- To do -
Transcribe every line exactly. Leave the pictures behind.

- Information shown -
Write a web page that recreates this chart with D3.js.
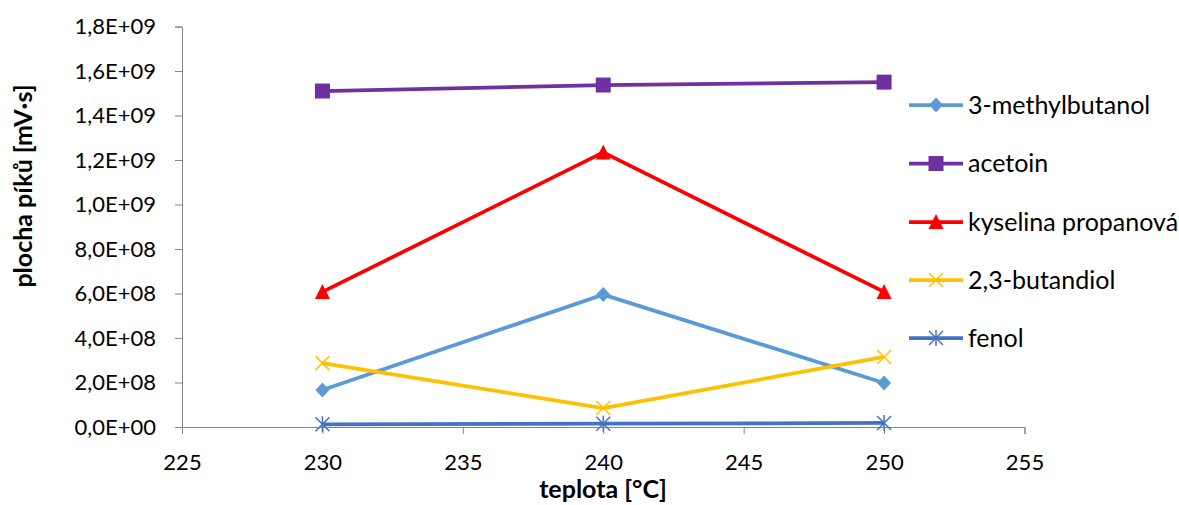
<!DOCTYPE html>
<html><head><meta charset="utf-8">
<script src="https://cdn.jsdelivr.net/npm/d3@7"></script>
<style>body{margin:0;background:#fff}svg{display:block}text{font-family:Lato,"Open Sans",sans-serif;fill:#000}</style>
</head><body>
<svg id="c" width="1179" height="505"></svg>
<script>
const temps = [230, 240, 250];
const seriesNames = ["3-methylbutanol", "acetoin", "kyselina propanová", "2,3-butandiol", "fenol"];
const methylbutanol = [1.66e8, 5.95e8, 1.98e8];
const acetoin = [1.51e9, 1.537e9, 1.55e9];
const kyselinaPropanova = [6.07e8, 1.234e9, 6.07e8];
const butandiol = [2.87e8, 8.5e7, 3.15e8];
const fenol = [1.2e7, 1.5e7, 1.8e7];
const xTicks = [225, 230, 235, 240, 245, 250, 255];
const yTicks = [0, 2e8, 4e8, 6e8, 8e8, 1e9, 1.2e9, 1.4e9, 1.6e9, 1.8e9];
const yTickLabels = ["0,0E+00","2,0E+08","4,0E+08","6,0E+08","8,0E+08","1,0E+09","1,2E+09","1,4E+09","1,6E+09","1,8E+09"];

const colors = ["#5B9BD5", "#7030A0", "#FF0000", "#FFC000", "#4472C4"];
const markers = ["diamond", "square", "triangle", "x", "star"];
const data = [methylbutanol, acetoin, kyselinaPropanova, butandiol, fenol];

const svg = d3.select("#c");
const x = d3.scaleLinear().domain([225, 255]).range([182, 1024.5]);
const y = d3.scaleLinear().domain([0, 1.8e9]).range([427, 26.5]);
const axisColor = "#868686";

const xAxis = svg.append("g").attr("transform", "translate(0,427)")
  .call(d3.axisBottom(x).tickValues(xTicks).tickSize(7).tickPadding(20).tickFormat(d3.format("d")));
const yAxis = svg.append("g").attr("transform", "translate(182,0)")
  .call(d3.axisLeft(y).tickValues(yTicks).tickSize(7).tickPadding(19).tickFormat((d,i)=>yTickLabels[i]));
[xAxis, yAxis].forEach(a => {
  a.select(".domain").attr("stroke", axisColor).attr("stroke-width", 1);
  a.selectAll(".tick line").attr("stroke", axisColor);
  a.selectAll(".tick text").style("font-size", "22px").attr("fill", "#000");
});

svg.append("text").attr("x", 603).attr("y", 498).attr("text-anchor", "middle")
  .style("font-size", "25px").style("font-weight", "bold").text("teplota [°C]");
svg.append("text").attr("transform", "translate(32,186) rotate(-90)").attr("text-anchor", "middle")
  .style("font-size", "25px").style("font-weight", "bold").text("plocha píků [mV·s]");

function drawMarker(g, type, cx, cy, color) {
  if (type === "diamond") {
    g.append("path").attr("d", `M${cx},${cy-7.5}L${cx+7},${cy}L${cx},${cy+7.5}L${cx-7},${cy}Z`).attr("fill", color);
  } else if (type === "square") {
    g.append("rect").attr("x", cx-7.5).attr("y", cy-7.5).attr("width", 15).attr("height", 15).attr("fill", color);
  } else if (type === "triangle") {
    g.append("path").attr("d", `M${cx},${cy-8}L${cx+7.5},${cy+7}L${cx-7.5},${cy+7}Z`).attr("fill", color);
  } else if (type === "x") {
    g.append("path").attr("d", `M${cx-7},${cy-7}L${cx+7},${cy+7}M${cx-7},${cy+7}L${cx+7},${cy-7}`).attr("stroke", color).attr("stroke-width", 1.5);
  } else if (type === "star") {
    g.append("path").attr("d", `M${cx-7},${cy-7}L${cx+7},${cy+7}M${cx-7},${cy+7}L${cx+7},${cy-7}M${cx},${cy-8}L${cx},${cy+8}`).attr("stroke", color).attr("stroke-width", 1.5);
  }
}

const line = d3.line().x((d,i) => x(temps[i])).y(d => y(d));
data.forEach((vals, s) => {
  const g = svg.append("g");
  g.append("path").datum(vals).attr("d", line).attr("fill", "none")
    .attr("stroke", colors[s]).attr("stroke-width", 3.75).attr("stroke-linejoin", "round");
  vals.forEach((v, i) => drawMarker(g, markers[s], x(temps[i]), y(v), colors[s]));
});

const legY = [105, 163.5, 222, 280, 338];
seriesNames.forEach((name, s) => {
  const g = svg.append("g");
  g.append("line").attr("x1", 909).attr("x2", 963).attr("y1", legY[s]).attr("y2", legY[s])
    .attr("stroke", colors[s]).attr("stroke-width", 3.75);
  drawMarker(g, markers[s], 936, legY[s], colors[s]);
  g.append("text").attr("x", 968).attr("y", legY[s]).attr("dy", "0.35em")
    .style("font-size", "25px").text(name);
});
</script>
</body></html>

- Result of the task -
Write a web page that recreates this chart with D3.js.
<!DOCTYPE html>
<html><head><meta charset="utf-8">
<script src="https://cdn.jsdelivr.net/npm/d3@7"></script>
<style>body{margin:0;background:#fff}svg{display:block}text{font-family:Lato,"Open Sans",sans-serif;fill:#000}</style>
</head><body>
<svg id="c" width="1179" height="505"></svg>
<script>
const temps = [230, 240, 250];
const seriesNames = ["3-methylbutanol", "acetoin", "kyselina propanová", "2,3-butandiol", "fenol"];
const methylbutanol = [1.66e8, 5.95e8, 1.98e8];
const acetoin = [1.51e9, 1.537e9, 1.55e9];
const kyselinaPropanova = [6.07e8, 1.234e9, 6.07e8];
const butandiol = [2.87e8, 8.5e7, 3.15e8];
const fenol = [1.2e7, 1.5e7, 1.8e7];
const xTicks = [225, 230, 235, 240, 245, 250, 255];
const yTicks = [0, 2e8, 4e8, 6e8, 8e8, 1e9, 1.2e9, 1.4e9, 1.6e9, 1.8e9];
const yTickLabels = ["0,0E+00","2,0E+08","4,0E+08","6,0E+08","8,0E+08","1,0E+09","1,2E+09","1,4E+09","1,6E+09","1,8E+09"];

const colors = ["#5B9BD5", "#7030A0", "#FF0000", "#FFC000", "#4472C4"];
const markers = ["diamond", "square", "triangle", "x", "star"];
const data = [methylbutanol, acetoin, kyselinaPropanova, butandiol, fenol];

const svg = d3.select("#c");
const x = d3.scaleLinear().domain([225, 255]).range([182, 1024.5]);
const y = d3.scaleLinear().domain([0, 1.8e9]).range([427, 26.5]);
const axisColor = "#868686";

const xAxis = svg.append("g").attr("transform", "translate(0,427)")
  .call(d3.axisBottom(x).tickValues(xTicks).tickSize(7).tickPadding(20).tickFormat(d3.format("d")));
const yAxis = svg.append("g").attr("transform", "translate(182,0)")
  .call(d3.axisLeft(y).tickValues(yTicks).tickSize(7).tickPadding(19).tickFormat((d,i)=>yTickLabels[i]));
[xAxis, yAxis].forEach(a => {
  a.select(".domain").attr("stroke", axisColor).attr("stroke-width", 1);
  a.selectAll(".tick line").attr("stroke", axisColor);
  a.selectAll(".tick text").style("font-size", "22px").attr("fill", "#000");
});

svg.append("text").attr("x", 603).attr("y", 498).attr("text-anchor", "middle")
  .style("font-size", "25px").style("font-weight", "bold").text("teplota [°C]");
svg.append("text").attr("transform", "translate(32,186) rotate(-90)").attr("text-anchor", "middle")
  .style("font-size", "25px").style("font-weight", "bold").text("plocha píků [mV·s]");

function drawMarker(g, type, cx, cy, color) {
  if (type === "diamond") {
    g.append("path").attr("d", `M${cx},${cy-7.5}L${cx+7},${cy}L${cx},${cy+7.5}L${cx-7},${cy}Z`).attr("fill", color);
  } else if (type === "square") {
    g.append("rect").attr("x", cx-7.5).attr("y", cy-7.5).attr("width", 15).attr("height", 15).attr("fill", color);
  } else if (type === "triangle") {
    g.append("path").attr("d", `M${cx},${cy-8}L${cx+7.5},${cy+7}L${cx-7.5},${cy+7}Z`).attr("fill", color);
  } else if (type === "x") {
    g.append("path").attr("d", `M${cx-7},${cy-7}L${cx+7},${cy+7}M${cx-7},${cy+7}L${cx+7},${cy-7}`).attr("stroke", color).attr("stroke-width", 1.5);
  } else if (type === "star") {
    g.append("path").attr("d", `M${cx-7},${cy-7}L${cx+7},${cy+7}M${cx-7},${cy+7}L${cx+7},${cy-7}M${cx},${cy-8}L${cx},${cy+8}`).attr("stroke", color).attr("stroke-width", 1.5);
  }
}

const line = d3.line().x((d,i) => x(temps[i])).y(d => y(d));
data.forEach((vals, s) => {
  const g = svg.append("g");
  g.append("path").datum(vals).attr("d", line).attr("fill", "none")
    .attr("stroke", colors[s]).attr("stroke-width", 3.75).attr("stroke-linejoin", "round");
  vals.forEach((v, i) => drawMarker(g, markers[s], x(temps[i]), y(v), colors[s]));
});

const legY = [105, 163.5, 222, 280, 338];
seriesNames.forEach((name, s) => {
  const g = svg.append("g");
  g.append("line").attr("x1", 909).attr("x2", 963).attr("y1", legY[s]).attr("y2", legY[s])
    .attr("stroke", colors[s]).attr("stroke-width", 3.75);
  drawMarker(g, markers[s], 936, legY[s], colors[s]);
  g.append("text").attr("x", 968).attr("y", legY[s]).attr("dy", "0.35em")
    .style("font-size", "25px").text(name);
});
</script>
</body></html>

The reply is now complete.